At night, as Adam digests his milk or formula at night and ponders the world, at some point he always begins to stare at Mr. Spooky, wherever we have perched him, wherever he casts his colored light. He may be looking at a blanket, a pillow or a wall, but eventually he will shift and then he will remain rapt in Mr. Spooky’s aura, drinking in Spookylight, in long pulls, just as he sometimes drinks up formula.
I am not sure what Adam sees in Mr. Spooky. But I vaguely recognize the reflex. I’ve been after Mr. Spooky substitutes my whole life – fascinating objects, ideas, scenes, people that are beyond my mere round of comforts and irritations, and that form an attraction that I can only explain through a cracked, obsure poetry.
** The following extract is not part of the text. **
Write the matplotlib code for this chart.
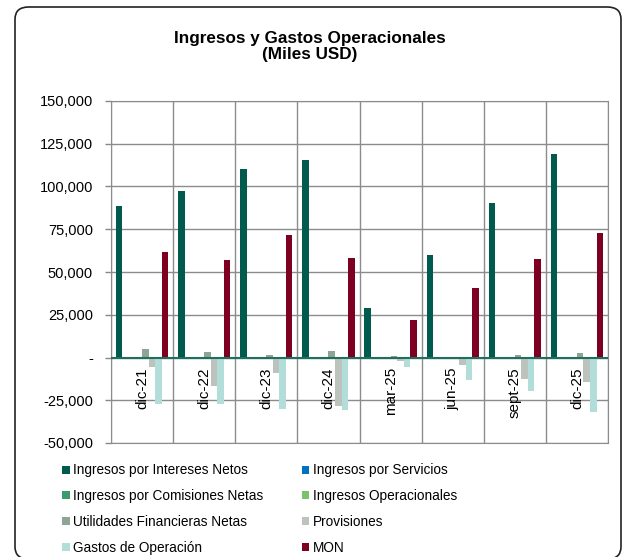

That is because, in the end, these objects are lit still in a pre-verbal night for me, back before the duty to match world to word set me on an endless, exhausting chase. I like to watch Adam staring at Mr. Spooky, it even makes me a little jealous. And it breaks my heart a bit to think of all the Mr. Spookies yet to come for my Adam.

4 comments:

Anonymous said...

Hi Adam!

Merry Christmas and Happy New Year Mr Li.

Roger Gathmann said...

Thanks North! and the same to you!

KevSheppard said...

Happy New Year from your nephew Kevin, Roger. It struck me, as i read the Mr. Spooky post,that i have similar recollections . I can recall as a child in elementary school staring raptly at a piece of paper stapled to the wall on some forgotten teacher's bulletin board. As the draft in the room moved the bottom corner of it slowly to and fro, I became convinced that i was the one moving it with some new found ability for telekinesis. I would practice these imagined skills .. Anyway, Mr Sppoky and Adam's attention to it reminded me of millions of small childhood moments of my own, and brought unexpected nostalgia. Hope your well. Miss you.
Kev

Roger Gathmann said...

Kevin, thanks for the great comment. Antonia and I think of your babies quite often, and how they are going to be Adam's age, making them - cousins? No, I guess Adam is your cousin, and your babies' uh, uncle-cousin. Which seems a little solemn for poor Adam at the moment. Anyway, I hope you are keeping notes. Every day your twins are looking better, and I guess they will be home before the end of the month. What a relief! Perhaps I more than other people - given the almost coincidence of birth dates - can imagine what you all have been going through.
Anyway, I myself had the stare that Adam devotes to Mr. Spooky, and you devoted to that piece of paper, which at some point - around the age of eleven - got transferred to girls.